I am about to buy a single coated lens just for b&w and see the shadows smear. My question is , there are some filters that say they make black and white images more dynamic etc , is this marketing , or is this for multi coated lenses or for single too?

any ideas , thanks

Dennis
 
I like to use a medium yellow filter (K2) with b&w film and on any of my lenses, old or new, multi or single coated.
What do you mean "and see the shadows smear"?
...Terry
 
well i looked at some samples of single coated and multi coated lenses and the shadows in the single coated seamed like they were lightly painted in some areas , where as multi coated it seemed blocks of shadow
 
well i looked at some samples of single coated and multi coated lenses and the shadows in the single coated seamed like they were lightly painted in some areas , where as multi coated it seemed blocks of shadow

That won't be a coating issue, if it isn't haze, it will be the lens design - 40 years after the move from single to multicoating, most MC lenses you'll run across are decades younger than the SC ones, it is not that often that you encounter one lens in both coating versions for a comparison.

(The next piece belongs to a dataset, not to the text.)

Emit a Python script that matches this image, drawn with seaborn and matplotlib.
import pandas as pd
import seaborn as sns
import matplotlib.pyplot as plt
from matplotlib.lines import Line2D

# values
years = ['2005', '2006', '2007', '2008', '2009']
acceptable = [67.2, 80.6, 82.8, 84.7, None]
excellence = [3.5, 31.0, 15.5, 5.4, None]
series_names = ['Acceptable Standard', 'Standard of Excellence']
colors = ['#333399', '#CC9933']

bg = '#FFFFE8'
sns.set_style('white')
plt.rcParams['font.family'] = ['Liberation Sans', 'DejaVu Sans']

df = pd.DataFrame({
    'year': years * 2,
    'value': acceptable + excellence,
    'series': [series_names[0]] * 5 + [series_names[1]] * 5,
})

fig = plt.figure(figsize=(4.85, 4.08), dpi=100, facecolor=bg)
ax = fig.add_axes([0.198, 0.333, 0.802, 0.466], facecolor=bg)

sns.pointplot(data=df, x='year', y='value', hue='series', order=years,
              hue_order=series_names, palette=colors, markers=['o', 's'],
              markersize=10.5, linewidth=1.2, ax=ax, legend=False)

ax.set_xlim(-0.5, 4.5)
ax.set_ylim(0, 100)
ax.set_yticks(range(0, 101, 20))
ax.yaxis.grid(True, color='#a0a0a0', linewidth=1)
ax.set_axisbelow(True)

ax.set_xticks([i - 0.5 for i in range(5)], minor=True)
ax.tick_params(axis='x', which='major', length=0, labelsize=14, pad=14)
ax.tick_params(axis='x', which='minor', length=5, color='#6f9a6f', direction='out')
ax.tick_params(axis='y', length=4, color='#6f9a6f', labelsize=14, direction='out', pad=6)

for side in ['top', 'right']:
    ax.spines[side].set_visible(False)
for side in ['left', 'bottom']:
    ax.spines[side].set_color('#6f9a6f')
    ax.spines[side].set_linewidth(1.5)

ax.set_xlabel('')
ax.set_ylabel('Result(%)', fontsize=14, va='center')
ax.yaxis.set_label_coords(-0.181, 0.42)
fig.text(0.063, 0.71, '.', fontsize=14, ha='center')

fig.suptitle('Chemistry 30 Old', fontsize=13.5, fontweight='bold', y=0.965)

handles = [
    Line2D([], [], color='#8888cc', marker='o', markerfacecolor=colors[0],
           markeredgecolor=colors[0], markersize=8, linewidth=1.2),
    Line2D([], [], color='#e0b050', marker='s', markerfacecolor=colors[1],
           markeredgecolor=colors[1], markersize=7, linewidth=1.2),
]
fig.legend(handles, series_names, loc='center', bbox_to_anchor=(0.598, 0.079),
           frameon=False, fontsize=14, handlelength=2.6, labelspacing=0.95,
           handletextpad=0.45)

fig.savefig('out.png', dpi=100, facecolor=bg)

In the few cases where I have a single- and multicoated version of the same lens (e.g. the Symmar-S series and the Nikkor 1.4/50), I can observe no discernible difference other than a mild loss of contrast on high-contrast subjects. More significant differences would theoretically be observable on wide zooms, superzooms and other modern lens designs with a very high element (and hence glass/air surface) count. If they existed in a SC version, that is - lenses with that many groups were only made feasible by the introduction of multicoating and did not exist before.